__EXERCISE OBJECTIVE__.
Could you retype the lines below, starting at the line holding "Clone this chart in D3.js." and stopping at the line holding "const yMinorTicks=[10,30,50,70,90];", inclusive? Copy them exactly and drop the images.

__RECORDS PROVIDED__.
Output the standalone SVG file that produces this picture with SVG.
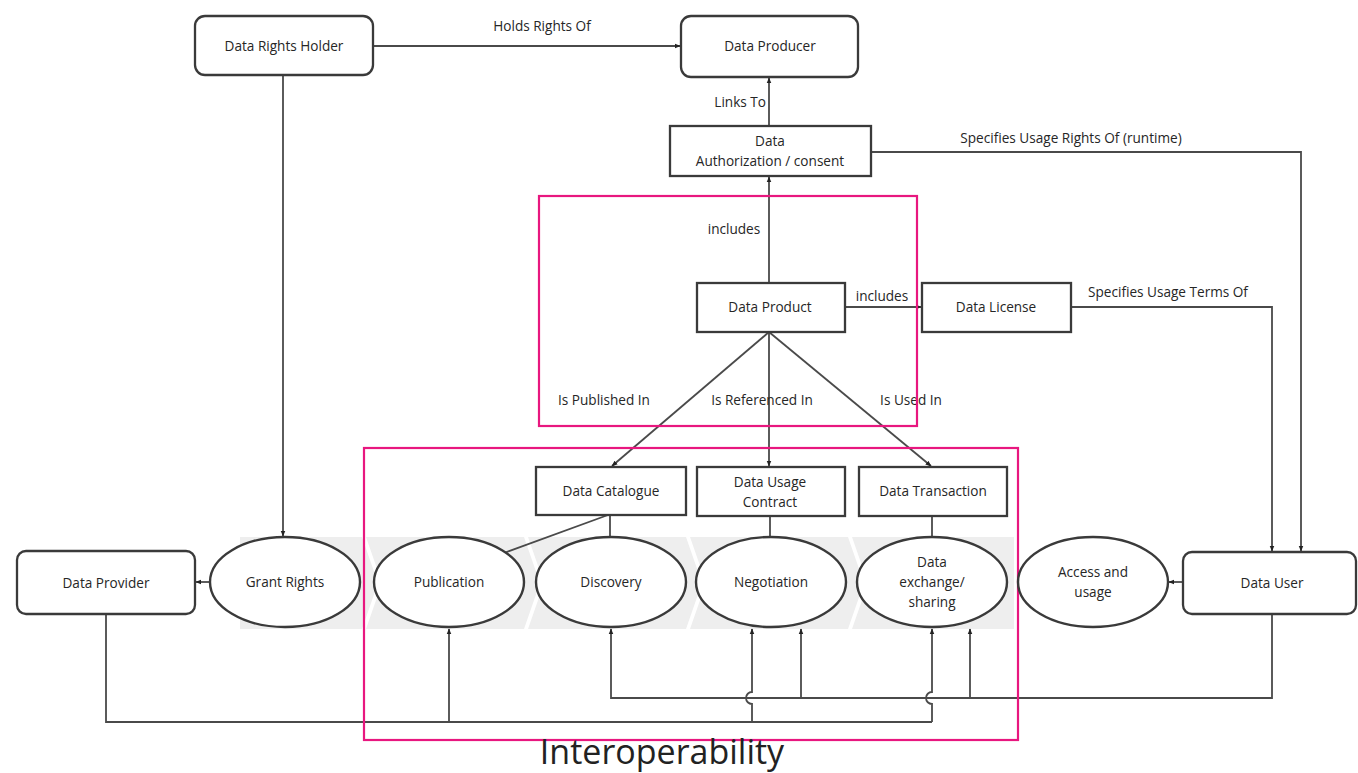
<svg xmlns="http://www.w3.org/2000/svg" width="1358" height="773" viewBox="0 0 1358 773">
  <style>
    .box { fill: #ffffff; stroke: #3a3a3a; stroke-width: 2.3; }
    .oval { fill: #ffffff; stroke: #3a3a3a; stroke-width: 2.4; }
    .lbl { font-family: "Open Sans", "Noto Sans", "Liberation Sans", sans-serif; font-size: 13.6px; fill: #262626; text-anchor: middle; }
    .edge { font-family: "Open Sans", "Noto Sans", "Liberation Sans", sans-serif; font-size: 13.6px; fill: #262626; }
    .wire { fill: none; stroke: #4a4a4a; stroke-width: 1.8; }
    .frame { fill: none; stroke: #e8177f; stroke-width: 2.2; }
    .band { fill: #eeeeee; }
  </style>
  <defs>
    <marker id="tip" viewBox="0 0 10 10" refX="9" refY="5" markerWidth="6" markerHeight="6" orient="auto" markerUnits="userSpaceOnUse">
      <path d="M0,1 L10,5 L0,9 Z" fill="#222"/>
    </marker>
  </defs>
  <rect width="1358" height="773" fill="#ffffff"/>

  <!-- process chevron band behind the lifecycle stages -->
  <g id="band">
    <polygon class="band" points="240,537 362,537 378,583 362,629 240,629"/>
    <polygon class="band" points="366,537 524,537 540,583 524,629 366,629 382,583"/>
    <polygon class="band" points="528,537 686,537 702,583 686,629 528,629 544,583"/>
    <polygon class="band" points="690,537 848,537 864,583 848,629 690,629 706,583"/>
    <polygon class="band" points="852,537 1014,537 1014,629 852,629 868,583"/>
  </g>

  <!-- connectors -->
  <g id="connectors">
    <line class="wire" x1="373" y1="46" x2="680" y2="46" marker-end="url(#tip)"/>
    <line class="wire" x1="769" y1="126" x2="769" y2="78" marker-end="url(#tip)"/>
    <polyline class="wire" points="871,152 1301,152 1301,551" marker-end="url(#tip)"/>
    <line class="wire" x1="769" y1="283" x2="769" y2="177" marker-end="url(#tip)"/>
    <line class="wire" x1="845" y1="307" x2="921" y2="307" marker-end="url(#tip)"/>
    <polyline class="wire" points="1071,307 1272,307 1272,551" marker-end="url(#tip)"/>
    <line class="wire" x1="769" y1="332" x2="612" y2="466" marker-end="url(#tip)"/>
    <line class="wire" x1="769" y1="332" x2="769" y2="466" marker-end="url(#tip)"/>
    <line class="wire" x1="769" y1="332" x2="931" y2="466" marker-end="url(#tip)"/>
    <line class="wire" x1="608" y1="515" x2="504" y2="553"/>
    <line class="wire" x1="610" y1="515" x2="610" y2="537"/>
    <line class="wire" x1="770" y1="516" x2="770" y2="537"/>
    <line class="wire" x1="932" y1="516" x2="932" y2="537"/>
    <line class="wire" x1="283" y1="75" x2="283" y2="536" marker-end="url(#tip)"/>
    <line class="wire" x1="210" y1="582" x2="196" y2="582" marker-end="url(#tip)"/>
    <line class="wire" x1="1183" y1="582" x2="1169" y2="582" marker-end="url(#tip)"/>
    <!-- provider feed along the bottom -->
    <polyline class="wire" points="106,614 106,722 932,722"/>
    <line class="wire" x1="449" y1="722" x2="449" y2="629" marker-end="url(#tip)"/>
    <path class="wire" d="M752,722 L752,704 A6,6 0 0 1 752,692 L752,629" marker-end="url(#tip)"/>
    <path class="wire" d="M932,722 L932,704 A6,6 0 0 1 932,692 L932,629" marker-end="url(#tip)"/>
    <!-- user feed along the bottom -->
    <polyline class="wire" points="1272,614 1272,698 611,698 611,629" marker-end="url(#tip)"/>
    <line class="wire" x1="801" y1="698" x2="801" y2="629" marker-end="url(#tip)"/>
    <line class="wire" x1="970" y1="698" x2="970" y2="629" marker-end="url(#tip)"/>
  </g>

  <!-- edge labels -->
  <g id="edge-labels">
    <text class="edge" x="542" y="31" text-anchor="middle">Holds Rights Of</text>
    <text class="edge" x="766" y="107" text-anchor="end">Links To</text>
    <text class="edge" x="1071" y="143" text-anchor="middle">Specifies Usage Rights Of (runtime)</text>
    <text class="edge" x="734" y="234" text-anchor="middle">includes</text>
    <text class="edge" x="882" y="301" text-anchor="middle">includes</text>
    <text class="edge" x="1168" y="297" text-anchor="middle">Specifies Usage Terms Of</text>
    <text class="edge" x="604" y="405" text-anchor="middle">Is Published In</text>
    <text class="edge" x="762" y="405" text-anchor="middle">Is Referenced In</text>
    <text class="edge" x="911" y="405" text-anchor="middle">Is Used In</text>
  </g>

  <!-- highlight frames -->
  <g id="frame-product">
    <rect class="frame" x="539" y="196" width="378" height="230"/>
  </g>
  <g id="frame-interoperability">
    <rect class="frame" x="364" y="448" width="654" height="292"/>
    <text x="662" y="764" text-anchor="middle" font-family="Open Sans, Noto Sans, Liberation Sans, sans-serif" font-size="34" fill="#222">Interoperability</text>
  </g>

  <!-- nodes -->
  <g id="data-rights-holder">
    <rect class="box" x="195" y="16" width="178" height="59" rx="10"/>
    <text class="lbl" x="284" y="51">Data Rights Holder</text>
  </g>
  <g id="data-producer">
    <rect class="box" x="681" y="16" width="177" height="61" rx="10"/>
    <text class="lbl" x="770" y="51">Data Producer</text>
  </g>
  <g id="data-authorization">
    <rect class="box" x="670" y="126" width="201" height="50"/>
    <text class="lbl" x="770" y="146">Data</text>
    <text class="lbl" x="770" y="166">Authorization / consent</text>
  </g>
  <g id="data-product">
    <rect class="box" x="697" y="283" width="148" height="49"/>
    <text class="lbl" x="770" y="312">Data Product</text>
  </g>
  <g id="data-license">
    <rect class="box" x="922" y="283" width="149" height="49"/>
    <text class="lbl" x="996" y="312">Data License</text>
  </g>
  <g id="data-catalogue">
    <rect class="box" x="536" y="467" width="150" height="48"/>
    <text class="lbl" x="611" y="496">Data Catalogue</text>
  </g>
  <g id="data-usage-contract">
    <rect class="box" x="697" y="467" width="148" height="49"/>
    <text class="lbl" x="770" y="487">Data Usage</text>
    <text class="lbl" x="770" y="507">Contract</text>
  </g>
  <g id="data-transaction">
    <rect class="box" x="859" y="467" width="148" height="49"/>
    <text class="lbl" x="933" y="496">Data Transaction</text>
  </g>
  <g id="data-provider">
    <rect class="box" x="17" y="551" width="178" height="63" rx="9"/>
    <text class="lbl" x="106" y="588">Data Provider</text>
  </g>
  <g id="data-user">
    <rect class="box" x="1183" y="552" width="173" height="62" rx="9"/>
    <text class="lbl" x="1272" y="588">Data User</text>
  </g>
  <g id="grant-rights">
    <ellipse class="oval" cx="285" cy="582" rx="75" ry="45"/>
    <text class="lbl" x="285" y="587">Grant Rights</text>
  </g>
  <g id="publication">
    <ellipse class="oval" cx="449" cy="582" rx="75" ry="45"/>
    <text class="lbl" x="449" y="587">Publication</text>
  </g>
  <g id="discovery">
    <ellipse class="oval" cx="611" cy="582" rx="75" ry="45"/>
    <text class="lbl" x="611" y="587">Discovery</text>
  </g>
  <g id="negotiation">
    <ellipse class="oval" cx="771" cy="582" rx="75" ry="45"/>
    <text class="lbl" x="771" y="587">Negotiation</text>
  </g>
  <g id="data-exchange">
    <ellipse class="oval" cx="932" cy="582" rx="75" ry="45"/>
    <text class="lbl" x="932" y="567">Data</text>
    <text class="lbl" x="932" y="587">exchange/</text>
    <text class="lbl" x="932" y="607">sharing</text>
  </g>
  <g id="access-usage">
    <ellipse class="oval" cx="1093" cy="582" rx="75" ry="45"/>
    <text class="lbl" x="1093" y="577">Access and</text>
    <text class="lbl" x="1093" y="597">usage</text>
  </g>
</svg>
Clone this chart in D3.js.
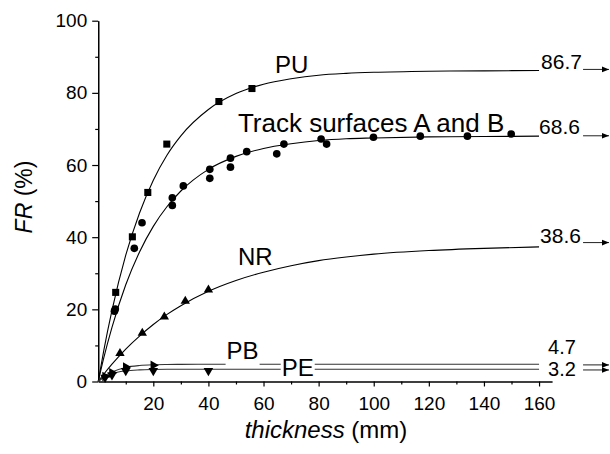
<!DOCTYPE html>
<html><head><meta charset="utf-8">
<script src="https://cdn.jsdelivr.net/npm/d3@7"></script>
<style>body{margin:0;background:#fff}svg{display:block}text{font-family:Arial,"Liberation Sans",sans-serif;fill:#000}</style>
</head><body><svg id="c" width="610" height="454"></svg>
<script>
// ---- data ----
const xTicks=[20,40,60,80,100,120,140,160];
const xMinorTicks=[10,30,50,70,90,110,130,150];
const yTicks=[0,20,40,60,80,100];
const yMinorTicks=[10,30,50,70,90];

const puX=[6.35,12.4,18.0,24.9,43.8,55.8];
const puY=[24.7,40.1,52.4,65.8,77.6,81.2];
const trackX=[5.9,6.2,13.1,15.9,26.9,26.9,30.9,40.5,40.5,48.0,48.0,53.9,64.8,67.4,80.9,82.9,99.9,116.9,134.0,149.9];
const trackY=[19.5,20.1,36.9,44.0,50.9,48.8,54.2,58.8,56.3,61.9,59.4,63.7,63.1,65.8,67.2,65.8,67.7,68.0,68.0,68.6];
const nrX=[7.9,16.0,24.0,31.6,40.0];
const nrY=[7.8,13.4,17.9,22.3,25.4];
const pbX=[2.5,5,10,20];
const pbY=[1.4,2.4,4.0,4.5];
const peX=[2.5,5,10,20,40];
const peY=[1.1,1.8,3.0,3.0,3.0];

const fitX=[0,2,5,10,15,20,25,30,40,50,60,70,80,90,100,120,140,160];
const puFit=[0,8.5,19.7,35.0,46.7,55.8,62.8,68.1,75.4,79.8,82.4,83.9,84.9,85.4,85.7,86.0,86.1,86.2];
const trackFit=[0,6.5,15.0,26.8,35.9,43.0,48.5,52.8,58.8,62.4,64.6,65.9,66.8,67.3,67.5,67.8,67.9,68.0];
const nrFit=[0,2.0,4.8,9.0,12.6,15.8,18.6,21.0,25.0,28.0,30.3,32.1,33.5,34.5,35.3,36.3,36.9,37.3];
const pbFit=[0,1.37,2.65,3.9,4.43,4.65,4.73,4.76,4.8,4.8,4.8,4.8,4.8,4.8,4.8,4.8,4.8,4.8];
const peFit=[0,1.12,2.15,2.94,3.23,3.34,3.38,3.4,3.4,3.4,3.4,3.4,3.4,3.4,3.4,3.4,3.4,3.4];

const seriesNames=["PU","Track surfaces A and B","NR","PB","PE"];
const asymptoteLabels=["86.7","68.6","38.6","4.7","3.2"];

// ---- layout ----
const W=610,H=454;
const x=d3.scaleLinear().domain([0,164.7]).range([98.2,552]);
const y=d3.scaleLinear().domain([0,100]).range([381.5,20.7]);
const nameLabelPos=[[64.2,85.5],[50.7,69.2],[50.7,32.3],[46.6,6.15],[66.6,1.6]];
const nameLabelSize=[24,26,24,24,24];
const valueLabelPos=[86.5,68.6,38.4,7.7,1.6];
const valueLabelSize=[21,21,21,20,20];
const valueLabelDx=[2,0,1,9,9];
const arrowLevels=[86.5,68.1,38.5,4.6,3.2];

const svg=d3.select("#c");
svg.append("rect").attr("width",W).attr("height",H).attr("fill","#fff");
const defs=svg.append("defs");
defs.append("marker").attr("id","ah").attr("viewBox","0 0 10 10").attr("refX",10).attr("refY",5)
  .attr("markerWidth",10).attr("markerHeight",7).attr("markerUnits","userSpaceOnUse").attr("orient","auto")
  .append("path").attr("d","M0,1L10,5L0,9Z").attr("fill","#000");

// axes
svg.append("g").attr("transform",`translate(0,${y(0)})`)
  .call(d3.axisBottom(x).tickValues(xTicks).tickSize(5).tickPadding(10).tickSizeOuter(0));
svg.append("g").attr("transform",`translate(0,${y(0)})`)
  .call(d3.axisBottom(x).tickValues(xMinorTicks).tickSize(3).tickFormat("").tickSizeOuter(0));
svg.append("g").attr("transform",`translate(${x(0)},0)`)
  .call(d3.axisLeft(y).tickValues(yTicks).tickSize(6).tickPadding(5).tickSizeOuter(0));
svg.append("g").attr("transform",`translate(${x(0)},0)`)
  .call(d3.axisLeft(y).tickValues(yMinorTicks).tickSize(3).tickFormat("").tickSizeOuter(0));
svg.selectAll(".domain, .tick line").attr("stroke","#000").attr("stroke-width",1.2);
svg.selectAll(".tick text").attr("font-size",19).attr("font-family","Arial, 'Liberation Sans', sans-serif").attr("fill","#000");

// axis titles
const xt=svg.append("text").attr("x",326).attr("y",438).attr("text-anchor","middle").attr("font-size",24);
xt.append("tspan").attr("font-style","italic").text("thickness");
xt.append("tspan").text(" (mm)");
const yt=svg.append("text").attr("transform","translate(32,197) rotate(-90)").attr("text-anchor","middle").attr("font-size",23);
yt.append("tspan").attr("font-style","italic").text("FR");
yt.append("tspan").text(" (%)");

// fit curves
const line=d3.line().x(d=>x(d[0])).y(d=>y(d[1])).curve(d3.curveMonotoneX);
[puFit,trackFit,nrFit,pbFit,peFit].forEach((f,i)=>{
  svg.append("path").datum(fitX.map((v,j)=>[v,f[j]])).attr("d",line)
    .attr("fill","none").attr("stroke",i>=3?"#333":"#000").attr("stroke-width",1.1);
});

// markers
function pts(xs,ys,type,size,rot){
  svg.append("g").selectAll("path").data(xs.map((v,i)=>[v,ys[i]])).join("path")
    .attr("d",d3.symbol().type(type).size(size))
    .attr("transform",d=>`translate(${x(d[0])},${y(d[1])}) rotate(${rot})`)
    .attr("fill","#000");
}
pts(puX,puY,d3.symbolSquare,50,0);
pts(trackX,trackY,d3.symbolCircle,46,0);
pts(nrX,nrY,d3.symbolTriangle,38,0);
pts(pbX,pbY,d3.symbolTriangle,40,90);
pts(peX,peY,d3.symbolTriangle,40,180);

// series name labels (white knock-out behind PB / PE)
seriesNames.forEach((n,i)=>{
  const t=svg.append("text").attr("x",x(nameLabelPos[i][0])).attr("y",y(nameLabelPos[i][1]))
    .attr("font-size",nameLabelSize[i]).text(n);
  if(i>=3){
    const b=t.node().getBBox();
    const bottom=i===3?y(nameLabelPos[i][1])+7:b.y+b.height;
    svg.insert("rect",()=>t.node()).attr("x",b.x-1).attr("y",b.y).attr("width",b.width+2)
      .attr("height",bottom-b.y).attr("fill","#fff");
  }
});

// value labels and arrows
asymptoteLabels.forEach((s,i)=>{
  svg.append("text").attr("x",x(160)+valueLabelDx[i]).attr("y",y(valueLabelPos[i])).attr("font-size",valueLabelSize[i]).text(s);
  svg.append("line").attr("x1",x(160)+44).attr("x2",W-1).attr("y1",y(arrowLevels[i])).attr("y2",y(arrowLevels[i]))
    .attr("stroke","#222").attr("stroke-width",1).attr("marker-end","url(#ah)");
});
</script></body></html>
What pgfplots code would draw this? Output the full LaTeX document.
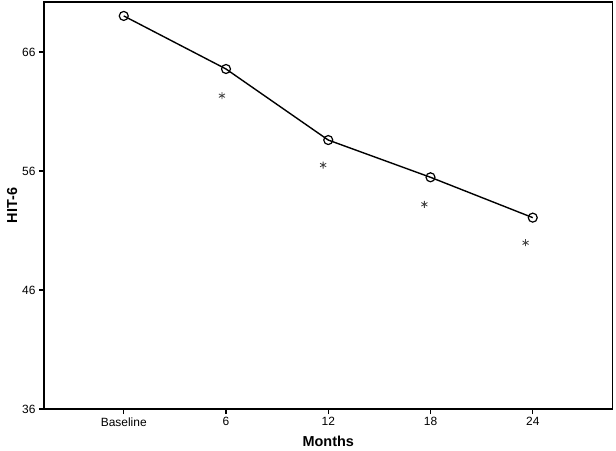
\documentclass[border=0pt]{standalone}
\usepackage{fontspec}
\setmainfont{Liberation Sans}
\usepackage{pgfplots}
\pgfplotsset{compat=1.18}
\definecolor{stargray}{HTML}{404040}

\begin{document}
\begin{tikzpicture}
\begin{axis}[
scale only axis,width=568.5bp,height=407bp,
xmin=-0.78,xmax=4.78,ymin=36,ymax=70.2,
xtick={0,1,2,3,4},xticklabels={Baseline,6,12,18,24},
ytick={36,46,56,66},
tick align=outside,xtick pos=left,ytick pos=left,
major tick length=5bp,
axis line style={line width=1.3bp},
every tick/.style={black,line width=1.2bp},
tick label style={font=\fontsize{12}{14}\selectfont},
/pgf/number format/assume math mode=true,
xlabel={\textbf{Months}},ylabel={\textbf{HIT-6}},
label style={font=\fontsize{14.5}{16}\selectfont},
xlabel style={yshift=-3bp},
ylabel style={yshift=-2bp},
clip=false]
\addplot[black,line width=1.4bp,mark=o,mark size=4.5bp,mark options={line width=1.2bp}]
coordinates {(0,69.03) (1,64.57) (2,58.6) (3,55.47) (4,52.08)};
\addplot[only marks,mark=asterisk,mark size=3.5bp,color=stargray,mark options={line width=0.8bp}]
coordinates {(0.96,62.33) (1.95,56.5) (2.94,53.2) (3.93,49.97)};
\end{axis}
\path ([shift={(-44bp,-42bp)}]current axis.south west) rectangle ([shift={(3.5bp,2bp)}]current axis.north east);
\end{tikzpicture}
\end{document}
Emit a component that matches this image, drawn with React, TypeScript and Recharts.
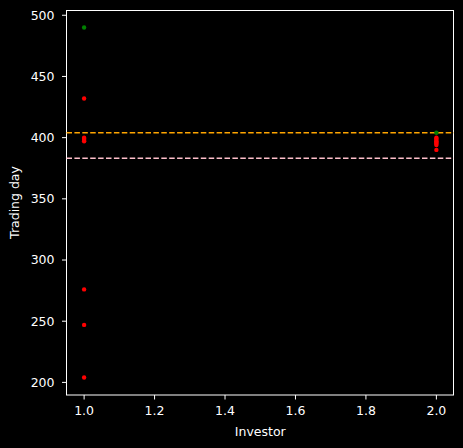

__FINISHED TASK__.
Clone this chart in D3.js.
<!DOCTYPE html>
<html><head><meta charset="utf-8">
<script src="https://cdn.jsdelivr.net/npm/d3@7"></script>
<style>body{margin:0;background:#fff}svg{display:block}text{font-family:Arial,"Liberation Sans",sans-serif;fill:#000}</style>
</head><body><svg id="c" width="610" height="454"></svg>
<script>
// ---- data ----
const xTicks=[20,40,60,80,100,120,140,160];
const xMinorTicks=[10,30,50,70,90,110,130,150];
const yTicks=[0,20,40,60,80,100];
const yMinorTicks=[10,30,50,70,90];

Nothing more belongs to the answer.